Pero si la pregunta es si han logrado sobreponerse, volver a reunirse y ofrecer grandes canciones y aún mejores shows, la respuesta es un rotundo sí. Sin paliativos. De esta nueva etapa, “Every inch of you” y “Rack of glam” resultaron también enormes. Pero antes, “Love is only a feeling” y la iniciada con el piano “Friday night” habían incendiado la sala. Justin nos sorprendió, además, tocando algunos solos de guitarra en ambos, además de en la citada “English country garden”, entre otras. También emplearon la artillería pesada en la recta final, iniciada con una “Get your hands off my woman” demasiado acelerada (deliberadamente, eso sí) donde Justin hizo el pino apoyándose en el pie de batería y siguió el ritmo de la canción abriendo y cerrando las piernas (¡Insuperable!), “Stuck in a rut” y el mega éxito “I believe in a thing called love” para mayor gloria del respetable.

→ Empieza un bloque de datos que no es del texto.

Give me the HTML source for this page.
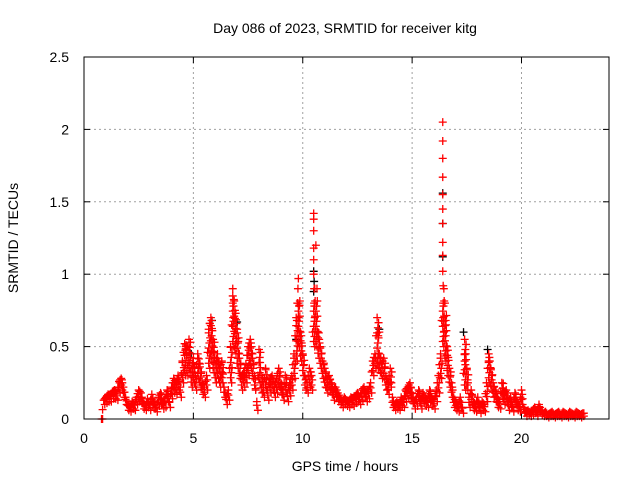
<!DOCTYPE html>
<html><head><meta charset="utf-8"><style>
body{margin:0;background:#fff;}
svg{display:block;font-family:"Liberation Sans",sans-serif;}
</style></head><body>
<svg id="chart" width="640" height="480" viewBox="0 0 640 480">
<text x="345" y="33" font-size="14" text-anchor="middle" fill="#000">Day 086 of 2023, SRMTID for receiver kitg</text>
<text transform="translate(18,238) rotate(-90)" font-size="14" text-anchor="middle">SRMTID / TECUs</text>
<text x="345" y="471" font-size="14" text-anchor="middle">GPS time / hours</text>
<g id="grid"></g>
<g id="ticks"></g>
<g id="black"></g>
<g id="red"></g>
<rect x="84" y="57" width="525" height="362" fill="none" stroke="#000" stroke-width="1"/>
</svg>
<script>
const xTicks=[0,5,10,15,20];
const yTicks=[0,0.5,1,1.5,2,2.5];
const yTickLabels=["0","0.5","1","1.5","2","2.5"];
const redStart=0.8;
const redStep=0.1;
const redValues=[0.0,0.13,0.15,0.17,0.16,0.19,0.2,0.18,0.26,0.28,
0.22,0.15,0.1,0.08,0.12,0.1,0.15,0.2,0.18,0.12,
0.09,0.14,0.1,0.17,0.12,0.08,0.15,0.18,0.11,0.14,
0.2,0.12,0.22,0.28,0.25,0.3,0.22,0.4,0.52,0.45,
0.55,0.35,0.42,0.3,0.45,0.38,0.25,0.22,0.3,0.62,
0.7,0.55,0.38,0.45,0.35,0.4,0.22,0.15,0.2,0.5,
0.9,0.75,0.62,0.45,0.3,0.32,0.38,0.5,0.55,0.45,
0.3,0.12,0.48,0.3,0.22,0.35,0.2,0.28,0.3,0.22,
0.28,0.35,0.25,0.2,0.3,0.18,0.25,0.3,0.45,0.7,
0.97,0.6,0.45,0.3,0.25,0.35,0.3,1.42,1.2,0.6,
0.5,0.4,0.35,0.28,0.3,0.25,0.2,0.22,0.18,0.15,
0.12,0.15,0.13,0.12,0.15,0.14,0.16,0.18,0.15,0.2,
0.22,0.18,0.2,0.25,0.4,0.45,0.7,0.45,0.38,0.42,
0.3,0.25,0.35,0.15,0.1,0.12,0.1,0.15,0.12,0.2,
0.22,0.25,0.18,0.12,0.15,0.2,0.12,0.18,0.15,0.13,
0.2,0.15,0.12,0.2,0.3,0.45,2.05,0.8,0.5,0.35,
0.25,0.15,0.12,0.1,0.15,0.08,0.55,0.35,0.15,0.2,
0.12,0.1,0.15,0.08,0.12,0.1,0.25,0.45,0.35,0.25,
0.2,0.15,0.12,0.25,0.18,0.2,0.12,0.15,0.1,0.18,
0.12,0.1,0.2,0.08,0.05,0.06,0.04,0.06,0.08,0.05,
0.1,0.06,0.04,0.05,0.03,0.04,0.05,0.03,0.04,0.05,
0.03,0.05,0.04,0.03,0.05,0.04,0.03,0.05,0.04,0.03,
0.04];
const redLow=[0.0,0.1,0.11,0.12,0.12,0.14,0.14,0.13,0.18,0.2,
0.15,0.1,0.06,0.05,0.07,0.06,0.1,0.12,0.11,0.07,
0.06,0.08,0.06,0.1,0.07,0.05,0.09,0.1,0.07,0.08,
0.12,0.08,0.14,0.18,0.17,0.2,0.15,0.25,0.3,0.3,
0.32,0.22,0.25,0.2,0.28,0.22,0.17,0.15,0.2,0.35,
0.4,0.32,0.25,0.28,0.22,0.25,0.15,0.1,0.13,0.25,
0.5,0.45,0.35,0.28,0.2,0.22,0.25,0.3,0.35,0.28,
0.2,0.06,0.25,0.18,0.15,0.2,0.13,0.18,0.2,0.15,
0.18,0.22,0.17,0.13,0.18,0.12,0.16,0.2,0.28,0.4,
0.5,0.4,0.3,0.2,0.18,0.22,0.2,0.5,0.5,0.42,
0.35,0.28,0.22,0.18,0.2,0.17,0.13,0.15,0.12,0.1,
0.08,0.1,0.09,0.08,0.1,0.09,0.11,0.12,0.1,0.13,
0.15,0.12,0.14,0.18,0.3,0.35,0.35,0.32,0.28,0.28,
0.2,0.17,0.22,0.08,0.06,0.07,0.06,0.09,0.08,0.12,
0.14,0.15,0.11,0.07,0.09,0.12,0.07,0.11,0.09,0.08,
0.12,0.09,0.07,0.12,0.18,0.28,0.5,0.4,0.3,0.22,
0.15,0.08,0.06,0.05,0.08,0.04,0.2,0.2,0.08,0.1,
0.06,0.05,0.08,0.04,0.06,0.05,0.12,0.25,0.2,0.15,
0.12,0.08,0.07,0.14,0.1,0.11,0.06,0.08,0.05,0.1,
0.06,0.05,0.1,0.04,0.02,0.03,0.02,0.03,0.04,0.02,
0.05,0.03,0.02,0.02,0.01,0.02,0.02,0.01,0.02,0.02,
0.01,0.02,0.02,0.01,0.02,0.02,0.01,0.02,0.02,0.01,
0.02];
const spikeTimes=[16.4,16.4,16.4,16.4,16.4,16.4,16.4,16.4,16.4,16.42,16.42,16.42,16.45,
10.5,10.5,10.5,10.5,10.5,10.52,10.52,10.55,
9.78,9.78,9.8,6.8,6.8,6.82,5.75,13.5,17.4,17.4,18.5,4.7,4.65];
const spikeValues=[1.92,1.8,1.67,1.55,1.45,1.35,1.22,1.13,1.02,0.92,0.8,0.7,0.6,
1.38,1.3,1.18,1.1,1.0,0.9,0.8,0.7,
0.9,0.8,0.7,0.85,0.8,0.7,0.66,0.6,0.45,0.4,0.4,0.48,0.5];
const blackTimes=[16.4,16.4,16.4,10.5,10.5,10.52,17.35,18.45,5.85,7.0,9.7,13.5,4.9];
const blackValues=[1.56,1.35,1.12,1.02,0.88,0.95,0.6,0.48,0.68,0.67,0.55,0.62,0.45];

const X0=84,X1=609,Y0=419,Y1=57,XMAX=24,YMAX=2.5;
const xs=t=>X0+(X1-X0)*t/XMAX;
const ys=v=>Y0-(Y0-Y1)*v/YMAX;
const NS="http://www.w3.org/2000/svg";
function mk(tag,attrs,parent){const e=document.createElementNS(NS,tag);for(const k in attrs)e.setAttribute(k,attrs[k]);parent.appendChild(e);return e;}
const grid=document.getElementById('grid'),ticks=document.getElementById('ticks');
xTicks.forEach(t=>{
  const x=xs(t);
  if(t>0){const l=mk('line',{x1:x,y1:Y0,x2:x,y2:Y1,stroke:'#a0a0a0','stroke-dasharray':'2,3'},grid);
  
  }
  mk('line',{x1:x,y1:Y0,x2:x,y2:Y0-6,stroke:'#000'},ticks);
  mk('line',{x1:x,y1:Y1,x2:x,y2:Y1+6,stroke:'#000'},ticks);
  const tx=mk('text',{x:x,y:Y0+24,'font-size':14,'text-anchor':'middle'},ticks);
  tx.textContent=t;
  
  
});
yTicks.forEach((v,i)=>{
  const y=ys(v);
  if(v>0&&v<YMAX){const l=mk('line',{x1:X0,y1:y,x2:X1,y2:y,stroke:'#a0a0a0','stroke-dasharray':'2,3'},grid);
  
  }
  mk('line',{x1:X0,y1:y,x2:X0+6,y2:y,stroke:'#000'},ticks);
  mk('line',{x1:X1,y1:y,x2:X1-6,y2:y,stroke:'#000'},ticks);
  const tx=mk('text',{x:X0-15,y:y+5,'font-size':14,'text-anchor':'end'},ticks);
  tx.textContent=yTickLabels[i];
  
  
});
function plus(g,t,v,color,name){
  const x=xs(t),y=ys(v);
  const p=mk('path',{d:`M${x-4},${y}H${x+4}M${x},${y-4}V${y+4}`,stroke:color,'stroke-width':1.3,fill:'none'},g);
  
  
}
const bg=document.getElementById('black'),rg=document.getElementById('red');
blackTimes.forEach((t,i)=>plus(bg,t,blackValues[i],'#000','black-point'));
redValues.forEach((v,i)=>{
  const t=redStart+i*redStep;
  const lo=redLow[i];
  plus(rg,t,v,'#ff0000','red-point');
  plus(rg,t+0.05,lo,'#ff0000','red-point');
  const cap=Math.min(v,lo+0.35);
  let k=0;
  for(let u=lo+0.035;u<cap;u+=0.035){
    plus(rg,t+(k%3)*0.033,u,'#ff0000','red-point');
    k++;
  }
  const nv=i+1<redValues.length?redValues[i+1]:v;
  plus(rg,t+0.05,Math.min((v+nv)/2,lo+0.4),'#ff0000','red-point');
});
spikeTimes.forEach((t,i)=>plus(rg,t,spikeValues[i],'#ff0000','red-point'));
</script>
</body></html>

No tardaron mucho en volver al ruedo para rematar con una versión de Radiohead llamada “Street spirit (fade out)” pasada por su apisonadora hard rockera -voces espectaculares incluidas, superando claramente a la original- y, para finalizar, “Love on the rocks with no ice” para irse por todo lo grande. Estos son los Darkness, básicamente los mismos tipos (quitando el batería) que dinamitaron la escena de principios del nuevo siglo, que resurgieron después de sus propias cenizas y que si algo les sobra es el talento y la garra propias de su estilo musical. Justin sigue en lo suyo, quizás más excéntrico que nunca, para regocijo de sus fans y horror de sus detractores, a medio camino entre su idolatrado Freddie Mercury y la bestia que lleva dentro. ¿Narcisista o extremadamente carismático? Tal vez ambas cosas. ¡Y que siga así por muchos años!